Aim of the exercise:
Up to and including the line that contains "top to bottom", repeat each line of the data exactly, starting from the first.

Data shown:
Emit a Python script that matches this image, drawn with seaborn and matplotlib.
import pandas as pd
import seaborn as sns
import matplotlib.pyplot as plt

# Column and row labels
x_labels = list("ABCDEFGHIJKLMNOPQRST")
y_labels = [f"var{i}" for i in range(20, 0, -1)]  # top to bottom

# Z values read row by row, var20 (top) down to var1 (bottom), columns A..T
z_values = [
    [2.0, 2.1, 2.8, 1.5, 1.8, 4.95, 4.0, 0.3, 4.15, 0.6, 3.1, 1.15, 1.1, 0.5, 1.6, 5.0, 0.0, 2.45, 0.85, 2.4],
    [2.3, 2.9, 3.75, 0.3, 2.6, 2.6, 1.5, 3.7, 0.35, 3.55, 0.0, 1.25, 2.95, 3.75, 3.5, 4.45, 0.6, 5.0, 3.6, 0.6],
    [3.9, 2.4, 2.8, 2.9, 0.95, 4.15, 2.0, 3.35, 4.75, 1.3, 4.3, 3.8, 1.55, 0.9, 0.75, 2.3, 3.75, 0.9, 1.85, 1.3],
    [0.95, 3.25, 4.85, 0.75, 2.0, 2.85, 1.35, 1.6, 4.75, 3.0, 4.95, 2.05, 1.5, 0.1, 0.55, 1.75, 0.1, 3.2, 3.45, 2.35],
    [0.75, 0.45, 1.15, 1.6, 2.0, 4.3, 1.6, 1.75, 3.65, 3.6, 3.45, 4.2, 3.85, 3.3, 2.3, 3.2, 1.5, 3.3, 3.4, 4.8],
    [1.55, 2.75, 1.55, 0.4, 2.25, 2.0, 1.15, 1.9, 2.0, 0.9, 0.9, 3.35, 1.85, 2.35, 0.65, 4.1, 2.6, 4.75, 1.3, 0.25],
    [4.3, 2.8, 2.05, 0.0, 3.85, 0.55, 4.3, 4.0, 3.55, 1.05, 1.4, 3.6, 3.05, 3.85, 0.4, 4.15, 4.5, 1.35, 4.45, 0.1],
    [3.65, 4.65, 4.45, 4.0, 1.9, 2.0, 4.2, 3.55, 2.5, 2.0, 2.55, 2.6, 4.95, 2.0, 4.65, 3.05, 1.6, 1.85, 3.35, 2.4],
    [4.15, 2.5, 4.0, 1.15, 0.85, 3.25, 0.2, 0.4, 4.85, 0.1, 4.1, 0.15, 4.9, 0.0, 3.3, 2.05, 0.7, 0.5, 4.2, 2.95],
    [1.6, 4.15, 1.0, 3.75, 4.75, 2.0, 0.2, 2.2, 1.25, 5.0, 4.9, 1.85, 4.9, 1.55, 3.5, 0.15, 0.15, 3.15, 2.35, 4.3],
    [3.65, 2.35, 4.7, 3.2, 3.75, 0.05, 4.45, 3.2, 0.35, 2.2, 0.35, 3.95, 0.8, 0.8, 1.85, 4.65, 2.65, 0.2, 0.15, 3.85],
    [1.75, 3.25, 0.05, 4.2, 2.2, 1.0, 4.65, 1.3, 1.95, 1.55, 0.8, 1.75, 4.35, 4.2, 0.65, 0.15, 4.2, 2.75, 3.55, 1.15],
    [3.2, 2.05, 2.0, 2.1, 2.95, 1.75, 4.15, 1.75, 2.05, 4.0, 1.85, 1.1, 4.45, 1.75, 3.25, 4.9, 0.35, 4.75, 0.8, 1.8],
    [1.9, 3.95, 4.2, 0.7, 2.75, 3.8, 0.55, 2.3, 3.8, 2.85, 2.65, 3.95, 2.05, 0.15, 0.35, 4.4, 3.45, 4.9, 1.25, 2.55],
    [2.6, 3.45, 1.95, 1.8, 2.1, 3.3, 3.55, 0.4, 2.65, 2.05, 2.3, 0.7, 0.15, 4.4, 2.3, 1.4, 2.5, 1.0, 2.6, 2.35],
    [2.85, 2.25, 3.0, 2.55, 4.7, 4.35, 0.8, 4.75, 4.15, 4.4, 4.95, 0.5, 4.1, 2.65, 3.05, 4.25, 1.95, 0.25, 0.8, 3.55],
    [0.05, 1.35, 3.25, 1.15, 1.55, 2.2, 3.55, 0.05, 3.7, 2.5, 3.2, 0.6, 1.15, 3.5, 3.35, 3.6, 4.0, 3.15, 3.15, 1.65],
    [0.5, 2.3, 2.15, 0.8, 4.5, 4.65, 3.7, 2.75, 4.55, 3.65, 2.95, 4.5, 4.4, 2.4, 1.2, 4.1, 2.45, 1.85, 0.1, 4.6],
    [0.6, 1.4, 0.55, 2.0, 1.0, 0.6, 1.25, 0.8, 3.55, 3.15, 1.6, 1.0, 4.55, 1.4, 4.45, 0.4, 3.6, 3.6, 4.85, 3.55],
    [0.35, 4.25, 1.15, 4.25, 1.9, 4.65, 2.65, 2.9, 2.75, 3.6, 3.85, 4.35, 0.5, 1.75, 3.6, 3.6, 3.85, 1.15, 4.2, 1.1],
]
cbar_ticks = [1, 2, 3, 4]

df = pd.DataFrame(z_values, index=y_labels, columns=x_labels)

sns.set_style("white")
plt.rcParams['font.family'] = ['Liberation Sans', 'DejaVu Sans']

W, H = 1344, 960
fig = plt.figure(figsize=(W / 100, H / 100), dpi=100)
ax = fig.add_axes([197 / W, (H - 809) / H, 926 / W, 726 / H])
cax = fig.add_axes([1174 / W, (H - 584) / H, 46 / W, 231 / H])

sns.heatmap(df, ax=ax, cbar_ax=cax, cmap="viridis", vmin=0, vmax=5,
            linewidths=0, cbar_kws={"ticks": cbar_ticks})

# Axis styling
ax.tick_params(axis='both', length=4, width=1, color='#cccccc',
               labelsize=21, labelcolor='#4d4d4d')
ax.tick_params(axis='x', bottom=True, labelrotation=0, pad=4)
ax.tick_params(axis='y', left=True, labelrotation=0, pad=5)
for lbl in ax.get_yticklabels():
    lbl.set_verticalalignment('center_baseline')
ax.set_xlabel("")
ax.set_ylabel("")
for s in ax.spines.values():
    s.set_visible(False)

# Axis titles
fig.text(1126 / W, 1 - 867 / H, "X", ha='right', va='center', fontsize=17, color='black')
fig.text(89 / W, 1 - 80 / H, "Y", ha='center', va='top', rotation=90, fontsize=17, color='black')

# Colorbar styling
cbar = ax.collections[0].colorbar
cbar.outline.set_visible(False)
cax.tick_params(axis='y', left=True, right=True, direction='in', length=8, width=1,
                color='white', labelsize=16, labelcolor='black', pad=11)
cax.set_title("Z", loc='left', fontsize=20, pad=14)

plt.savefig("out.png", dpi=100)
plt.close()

Result below:
Emit a Python script that matches this image, drawn with seaborn and matplotlib.
import pandas as pd
import seaborn as sns
import matplotlib.pyplot as plt

# Column and row labels
x_labels = list("ABCDEFGHIJKLMNOPQRST")
y_labels = [f"var{i}" for i in range(20, 0, -1)]  # top to bottom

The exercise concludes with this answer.